While the players got a welcome weekend in the Southern California sun, the league is optimistic they’ll also provide a more entertaining product on Sunday.
“I’ve had conversations with our guys ... and our guys are coming to play,” said Detroit’s J.B. Bickerstaff, who will coach the younger American team. “They’re going to set a tone. I know that for sure, and I know that the group we have is a group of competitors. So I think the new format is going to help. It’s going to raise the level of competition and put some pride in the game, and then you’ll see the stars that are here being the best of themselves.”
The distinctions on these rosters are more than a bit fungible. The younger Americans’ team is called the “Stars,” and the older players are “Stripes,” but injury dropouts have blurred the lineups.
The World team has a powerhouse lineup with Wembanyama, Luka Doncic and Nikola Jokic — but it also includes Norman Powell, a born-and-raised Californian who plays for Jamaica internationally, and Karl-Anthony Towns, a New Jersey native who represents his mother’s Dominican Republic.
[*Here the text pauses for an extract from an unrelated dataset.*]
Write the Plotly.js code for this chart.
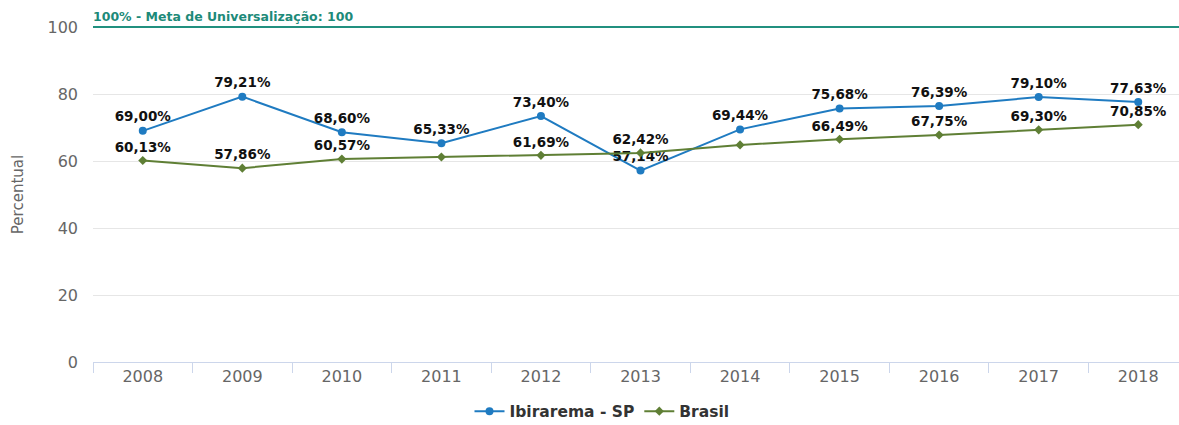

The NBA has repeatedly changed its All-Star format in the past decade while the sport wrestles with declining interest from both television audiences and the players themselves. The NBA ditched the long-standing East vs. West conference battle in 2018 to allow captains to pick their teams for six seasons, only to go back to the East vs. West format for a year before introducing a four-team tournament last year in San Francisco.
That tournament drew decidedly mixed reactions while Stephen Curry won the MVP award in his home arena. The NBA liked the mini-tournament format enough to bring it back for another year but with the added twist of nominally dividing the players by nationality.
With this iteration, the league is hoping that national pride and novelty will lead to entertaining hoops — but injuries have taken a toll even before the ball is tipped.
Curry won’t be playing for only the third time in the past 13 years, while the World team will be without Giannis Antetokounmpo and Shai Gilgeous-Alexander, two former league MVPs. But Leonard will represent the hosts, while Luka Doncic and LeBron James will play despite injury concerns.
James is appearing in his record 21st All-Star Game after being selected for the 22nd time in his unprecedented 23-year career.
The changes could spark excitement, but they’re also a bit confusing to fans who grew up watching the East take on the West each winter. That includes Pistons All-Star guard Cade Cunningham, who doesn’t think he’s really had the true All-Star experience yet.
“I grew up just wanting to be in the All-Star Game, (and) my only two years now, it’s been these different formats,” Cunningham said. “I would like to experience the East versus West. I want to be able to experience what all the greats played in, but I’m just playing the cards I was dealt. I’m sure it will come back eventually.”